Pour Marek Hudon, cette crise n’ébranlera pas fondamentalement le groupe Ahold Delhaize, ni ne le fera dévier de son cap stratégique. L’impact financier de la crise belge sur les résultats financiers du géant belgo-néerlandais est, il est vrai, assez limité. “Certains observateurs laissent penser que le groupe pourrait opter pour une nouvelle politique de rachat d’actions en 2024 comme ce fut le cas début 2023. Cela va renforcer l’idée qu’il y a quand même des moyens dans cette entreprise mais qu’ils sont utilisés prioritairement pour mieux rémunérer les actionnaires, alors que des mesures sont dans le même temps prises pour contourner la loi Renault sur le plan social en cas de restructuration”, ajoute-t-il.
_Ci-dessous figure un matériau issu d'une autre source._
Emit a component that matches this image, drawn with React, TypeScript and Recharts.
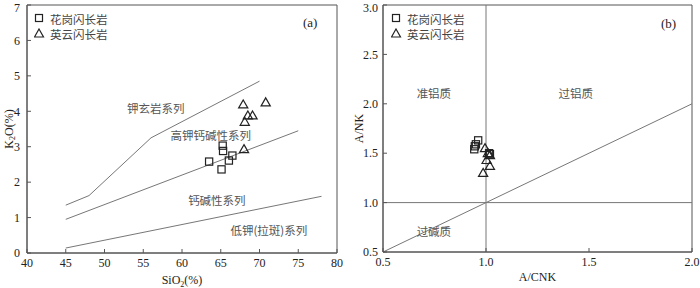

Bref, l’image d’un groupe qui aurait donné la priorité à une logique purement financière.
5. Quelle est la marge de manœuvre du politique ?
Le blocage social étant total, le ministre Pierre-Yves Dermagne (PS), en charge de l’Économie et du Travail, va tenter, la semaine prochaine, de remettre direction et syndicats autour de la table. Mais concrètement, face à une multinationale privée, que pourra-t-il faire ? “Ce qui est compliqué, c’est le contexte électoral à moins d’un an des élections. Il n’y aura plus beaucoup de cadeaux dans ce gouvernement composé de partis différents qui n’ont pas tous la même conception de l’économie de marché et de la nécessité ou non de la réguler. Si ce gouvernement ne peut pas aboutir à de grandes réformes permettant d’éviter cette course actuelle vers le bas d’un point de vue social, ce serait bien que cela fasse au minimum l’objet d’un débat de campagne où l’on discuterait des différentes options possibles pour l’avenir”, précise encore Mark Hudon. Et de conclure : “L’instabilité, comme on le voit chez Delhaize, n’est bonne pour personne, ni pour les employeurs, ni pour le personnel. Le rôle du politique, c’est d’essayer que la concertation sociale, véritable socle de notre système social, fonctionne correctement et qu’elle permette d’aboutir à une stabilité économique”.